Once a cryptocurrency transaction is confirmed, it cannot be reversed. This can be problematic if a transaction is sent to the wrong address or involves fraud. In traditional banking, there are usually processes to reverse or dispute transactions.

  • Why it matters: The finality of crypto transactions puts users at risk of losing their funds if they make a mistake or fall victim to scams.

7. Complexity and Learning Curve

Cryptocurrency and blockchain technology can be difficult to understand for beginners. The technical aspects, like managing wallets, private keys, and understanding market trends, require education and practice.

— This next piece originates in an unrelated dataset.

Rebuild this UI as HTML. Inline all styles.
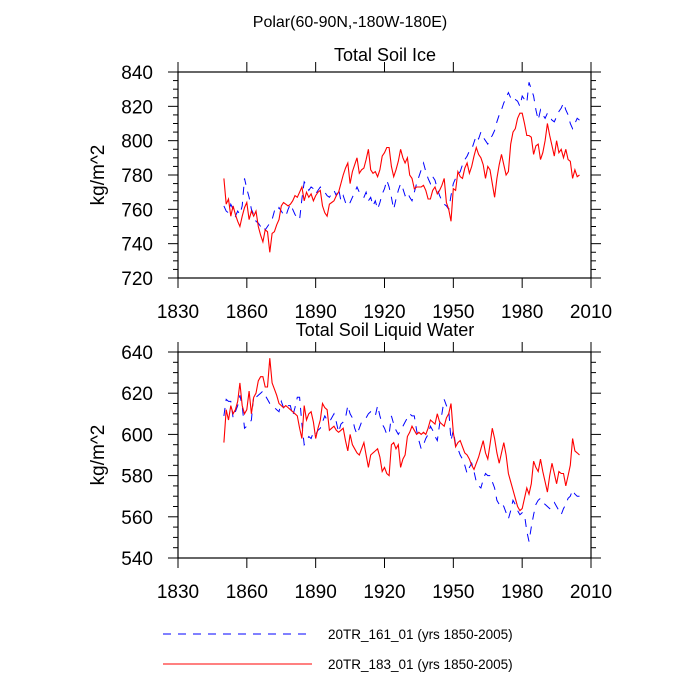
<!DOCTYPE html>
<html><head><meta charset="utf-8"><style>
html,body{margin:0;padding:0;background:#fff}
svg{display:block}
text{font-family:"Liberation Sans",sans-serif;fill:#000}
</style></head><body>
<svg id="chart" width="700" height="700" viewBox="0 0 700 700" xmlns="http://www.w3.org/2000/svg">
<text x="350" y="27" font-size="16" text-anchor="middle">Polar(60-90N,-180W-180E)</text>
<text x="385" y="61" font-size="18" text-anchor="middle">Total Soil Ice</text>
<text x="385" y="336" font-size="18" text-anchor="middle">Total Soil Liquid Water</text>
<g id="p1"></g>
<g id="p2"></g>
<g>
<line x1="163" y1="634" x2="312" y2="634" stroke="#0000ff" stroke-width="1" stroke-dasharray="8,7"/>
<text x="328" y="639" font-size="13.5">20TR_161_01 (yrs 1850-2005)</text>
<line x1="163" y1="664" x2="312" y2="664" stroke="#ff0000" stroke-width="1"/>
<text x="328" y="669" font-size="13.5">20TR_183_01 (yrs 1850-2005)</text>
</g>
</svg>
<script>
const startYear = 1850;
const xTicks = [1830,1860,1890,1920,1950,1980,2010];
const iceTicks = [720,740,760,780,800,820,840];
const liqTicks = [540,560,580,600,620,640];
const ice183 = [778,763,766,756,762,757,753,750,756,761,764,754,759,756,759,750,745,741,748,747,735,746,747,751,754,762,764,763,762,763,765,768,767,770,773,765,770,767,769,765,768,770,771,762,758,756,763,764,765,768,770,775,780,784,787,775,782,786,790,781,783,784,789,795,783,781,782,779,783,791,793,796,
796,785,779,783,788,795,790,787,790,780,778,772,773,773,773,774,771,766,766,771,773,769,771,774,778,764,760,753,772,771,782,779,778,784,787,781,785,791,796,792,790,786,778,785,783,775,767,778,786,792,786,780,782,798,805,807,813,816,816,810,803,803,802,792,797,798,789,793,800,810,803,797,791,800,793,795,790,795,789,788,778,783,779,780];
const ice161 = [762,759,758,763,760,756,759,757,762,778,772,767,760,757,753,752,750,751,748,750,752,754,759,758,761,759,757,756,760,763,760,757,755,754,766,776,774,771,773,772,769,771,773,771,770,768,767,769,771,768,772,765,768,764,762,764,767,770,773,770,768,767,770,765,767,762,765,760,764,769,772,777,
773,767,760,766,771,775,772,768,770,767,765,770,775,779,783,787,782,778,775,779,777,772,768,765,763,762,760,768,775,778,780,782,786,789,791,794,795,799,803,801,805,802,800,798,801,803,806,811,815,818,822,825,828,825,823,824,823,820,826,824,822,834,830,826,818,812,818,815,813,816,814,812,811,814,817,819,822,818,815,810,807,810,813,812];
const liq183 = [596,612,607,614,610,612,616,625,614,610,612,621,610,618,620,626,628,628,623,623,637,625,622,619,615,614,613,614,613,612,611,610,609,603,598,614,607,610,611,606,598,603,607,615,613,612,602,603,604,602,601,602,603,597,592,600,595,593,591,590,593,596,590,584,590,591,592,593,589,582,584,581,
580,595,596,593,595,584,588,590,599,601,604,602,600,601,600,601,600,603,607,606,605,610,606,605,604,608,610,615,601,594,596,597,594,591,590,588,585,583,586,589,593,597,591,588,595,603,598,591,586,591,596,590,581,577,573,569,565,563,564,569,574,571,576,587,584,582,588,582,577,572,580,586,581,576,582,581,581,575,580,585,598,592,591,590];
const liq161 = [609,617,616,616,608,611,614,619,614,603,604,605,607,619,618,619,620,621,619,617,615,614,613,612,611,616,613,612,614,614,609,613,618,618,605,595,597,599,598,601,600,602,603,606,609,607,606,608,610,606,601,605,606,608,614,610,608,603,600,603,606,607,608,610,611,610,609,614,609,605,603,600,
600,609,605,602,600,602,604,606,608,610,609,609,602,597,593,595,598,600,604,602,599,597,605,610,617,614,612,597,602,595,593,590,588,585,581,584,586,582,577,575,574,578,581,580,580,577,574,568,566,567,565,562,559,563,568,566,563,561,562,561,553,548,555,561,566,568,569,567,566,565,564,566,567,565,563,561,564,566,569,570,573,571,570,570];

const NS='http://www.w3.org/2000/svg';
function mk(parent,tag,attrs){const e=document.createElementNS(NS,tag);for(const k in attrs)e.setAttribute(k,attrs[k]);parent.appendChild(e);return e;}
const X0=178,X1=591;
function xs(yr){return X0+(yr-1830)/(2010-1830)*(X1-X0);}

function panel(g,top,bot,ymin,ymax,ticks,s161,s183,prefix){
  const ys=v=>bot-(v-ymin)/(ymax-ymin)*(bot-top);
  for(let v=ymin;v<=ymax;v+=5){
    const big=(v-ymin)%20===0;const L=big?10:5;
    const t1=mk(g,'line',{x1:X0,x2:X0-L,y1:ys(v),y2:ys(v),stroke:'#000','stroke-width':1});
    
    
    const t2=mk(g,'line',{x1:X1,x2:X1+L,y1:ys(v),y2:ys(v),stroke:'#000','stroke-width':1});
    
    
  }
  ticks.forEach(v=>{
    const t=mk(g,'text',{x:X0-25,y:ys(v)+7,'font-size':19,'text-anchor':'end'});t.textContent=v;
    
    
  });
  xTicks.forEach(yr=>{
    const a=mk(g,'line',{x1:xs(yr),x2:xs(yr),y1:bot,y2:bot+10,stroke:'#000','stroke-width':1});
    
    
    const b=mk(g,'line',{x1:xs(yr),x2:xs(yr),y1:top,y2:top-10,stroke:'#000','stroke-width':1});
    
    
    const t=mk(g,'text',{x:xs(yr),y:bot+40,'font-size':19,'text-anchor':'middle'});t.textContent=yr;
    
    
  });
  const fr=mk(g,'rect',{x:X0,y:top,width:X1-X0,height:bot-top,fill:'none',stroke:'#000','stroke-width':1.2});
  
  
  const cy=(top+bot)/2;
  const yt=mk(g,'text',{x:104,y:cy,'font-size':19,'text-anchor':'middle',transform:'rotate(-90 104 '+cy+')'});yt.textContent='kg/m^2';
  
  
  const pts=s=>s.map((v,i)=>xs(startYear+i).toFixed(1)+','+ys(v).toFixed(1)).join(' ');
  const l1=mk(g,'polyline',{points:pts(s161),fill:'none',stroke:'#0000ff','stroke-width':1,'stroke-dasharray':'8,7'});
  
  
  const l2=mk(g,'polyline',{points:pts(s183),fill:'none',stroke:'#ff0000','stroke-width':1.1});
  
  
}
panel(document.getElementById('p1'),72,278,720,840,iceTicks,ice161,ice183,'ice');
panel(document.getElementById('p2'),352,558,540,640,liqTicks,liq161,liq183,'liquid');
</script>
</body></html>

  • Why it matters: Without a proper understanding, new users may find themselves overwhelmed and could potentially make costly mistakes.

FAQs about Cryptocurrency

1. Is cryptocurrency a safe investment?

Cryptocurrency investments carry a high degree of risk due to their volatility and lack of regulatory oversight. While there’s potential for substantial returns, it’s essential to do thorough research and only invest what you can afford to lose.

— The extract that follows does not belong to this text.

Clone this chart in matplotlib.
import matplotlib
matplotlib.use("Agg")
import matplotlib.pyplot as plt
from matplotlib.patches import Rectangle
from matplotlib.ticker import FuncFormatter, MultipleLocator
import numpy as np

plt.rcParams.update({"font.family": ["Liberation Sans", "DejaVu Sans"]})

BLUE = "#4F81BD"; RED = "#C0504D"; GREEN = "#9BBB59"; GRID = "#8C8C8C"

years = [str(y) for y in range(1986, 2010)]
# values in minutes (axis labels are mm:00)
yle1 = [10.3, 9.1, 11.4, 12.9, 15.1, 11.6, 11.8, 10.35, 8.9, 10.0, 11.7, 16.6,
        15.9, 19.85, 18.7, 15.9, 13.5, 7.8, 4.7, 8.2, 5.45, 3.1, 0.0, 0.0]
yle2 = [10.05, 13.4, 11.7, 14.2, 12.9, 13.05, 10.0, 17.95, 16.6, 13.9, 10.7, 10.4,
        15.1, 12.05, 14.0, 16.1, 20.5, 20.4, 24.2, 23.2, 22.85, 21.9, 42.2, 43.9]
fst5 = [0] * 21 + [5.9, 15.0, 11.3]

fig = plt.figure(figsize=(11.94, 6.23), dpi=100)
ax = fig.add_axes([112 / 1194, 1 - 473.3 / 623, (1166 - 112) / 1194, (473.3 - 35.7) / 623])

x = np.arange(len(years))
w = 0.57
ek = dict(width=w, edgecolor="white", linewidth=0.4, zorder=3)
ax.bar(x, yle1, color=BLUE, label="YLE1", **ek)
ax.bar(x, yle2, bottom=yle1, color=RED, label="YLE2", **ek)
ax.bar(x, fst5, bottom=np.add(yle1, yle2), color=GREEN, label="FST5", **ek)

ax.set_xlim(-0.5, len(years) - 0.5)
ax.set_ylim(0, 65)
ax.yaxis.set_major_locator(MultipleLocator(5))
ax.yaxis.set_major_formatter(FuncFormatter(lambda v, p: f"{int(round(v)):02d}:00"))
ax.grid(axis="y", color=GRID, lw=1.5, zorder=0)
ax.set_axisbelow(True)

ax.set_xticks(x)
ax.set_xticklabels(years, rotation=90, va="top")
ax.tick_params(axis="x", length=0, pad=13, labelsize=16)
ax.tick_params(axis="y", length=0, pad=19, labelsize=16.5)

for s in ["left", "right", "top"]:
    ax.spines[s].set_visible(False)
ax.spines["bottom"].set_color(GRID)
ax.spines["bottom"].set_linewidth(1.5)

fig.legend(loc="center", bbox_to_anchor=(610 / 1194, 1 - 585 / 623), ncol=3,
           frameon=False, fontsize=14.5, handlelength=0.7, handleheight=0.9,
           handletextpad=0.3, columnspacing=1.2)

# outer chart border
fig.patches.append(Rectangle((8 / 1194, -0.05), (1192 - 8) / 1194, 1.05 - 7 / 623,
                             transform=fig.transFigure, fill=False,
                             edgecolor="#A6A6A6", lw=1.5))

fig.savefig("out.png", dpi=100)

2. Can cryptocurrencies replace traditional currencies?

While cryptocurrencies have the potential to revolutionize the financial system, widespread adoption faces challenges such as regulatory hurdles, volatility, and limited acceptance by businesses. It’s more likely that cryptocurrencies will coexist with traditional currencies rather than replace them entirely.

3. How can I store my cryptocurrency safely?

You can store cryptocurrency in a digital wallet, either a hardware wallet (like Ledger or Trezor) for enhanced security or a software wallet (like Exodus or Trust Wallet) for ease of use. It's important to keep your private keys secure to avoid losing access to your funds.

4. What is the future of cryptocurrency?

The future of cryptocurrency is still uncertain. Some experts predict that cryptocurrencies will continue to grow in importance, with increased institutional adoption and more use cases. Others believe that regulatory challenges and technical limitations may limit their growth.

5. How are cryptocurrencies taxed?

Tax regulations for cryptocurrencies vary by country. In many jurisdictions, cryptocurrencies are treated as taxable assets, meaning profits from selling, trading, or using cryptocurrencies may be subject to capital gains tax.


Conclusion: Is Cryptocurrency Right for You?

Cryptocurrency presents a revolutionary opportunity for financial independence, investment, and innovation, but it also comes with its fair share of risks. Understanding the pros and cons of cryptocurrency is essential before diving into this rapidly evolving space. If you’re willing to embrace the volatility and uncertainty, crypto could provide substantial rewards, but always proceed with caution and stay informed about the latest developments.